Published online by Cambridge University Press: 21 October 2015
Indonesia's Economic Crises
It was a global phenomenon, not unprecedented, and not totally unexpected. Economic histories had shown the frequency of a boom followed by a slump. Business persons and economists had actually observed hints of an avalanching financial crisis. Yet, they thought that the phenomenon would weed the economy from less viable economic elements and would result in a much strengthened economy. On the contrary, the phenomenon had turned out to be an extremely long and severe, calamitous economic situation.
Life was like a roller-coaster with one difference. This ride has no predictable end. People used to enjoy prosperity and rising expectation, with many plans for the years ahead. Suddenly and dramatically, their wealth, at least on paper, plummeted. They might have discussed poverty earlier, but they never experienced being poor, though they were still far from [at a] subsistence level. Statistically, they were not recorded as “poor” but they felt terribly poor. Another distinguishing character is that they had [a] strong political voice. They mostly included the elite, such as scholars, politicians, bureaucrats, business persons, journalists, and those who work in NGOs.
These two paragraphs may sound like they are describing the recent global great recession starting in July 2007 in the United States and deepening and widening worldwide since 2008 until the first half of 2009. In fact, the first paragraph is a description from O'Malley (1977, p. 60), when he portrayed the economic situation in pre-independence Indonesia during the 1930s, the time when the world suffered from the Great Depression. Indonesia had witnessed spectacular economic growth during the first three decades of the twentieth century, particularly compared with the last two decades of the nineteenth century.

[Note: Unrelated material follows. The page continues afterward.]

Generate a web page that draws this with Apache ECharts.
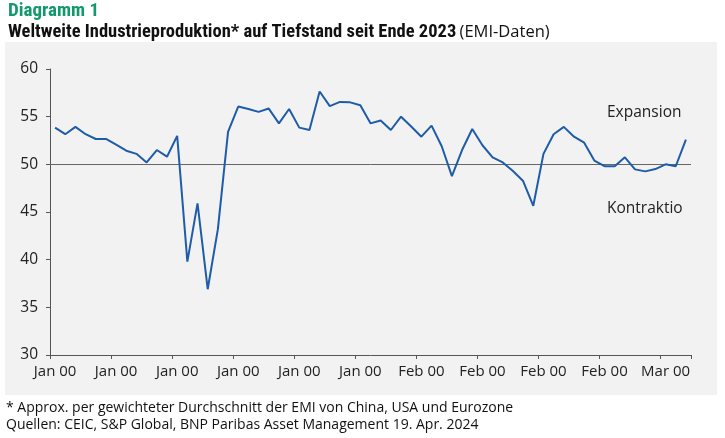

Then, the worldwide Great Depression, starting from the United States, crushed Indonesia's booming prosperity. It should also be noted that the global 1930s crisis had contributed to rising nationalism in Indonesia and resulted in the independence of Indonesia in 1945. Meanwhile, the second paragraph is a picture of Indonesia during the severe 1997–98 Asian crises depicted in Ananta (2003, p. 8). Yet, Indonesia generally enjoyed a remarkable economic success under the New Order era (before the crisis) with the economy growing by an average of 8 per cent annually from the late 1980s.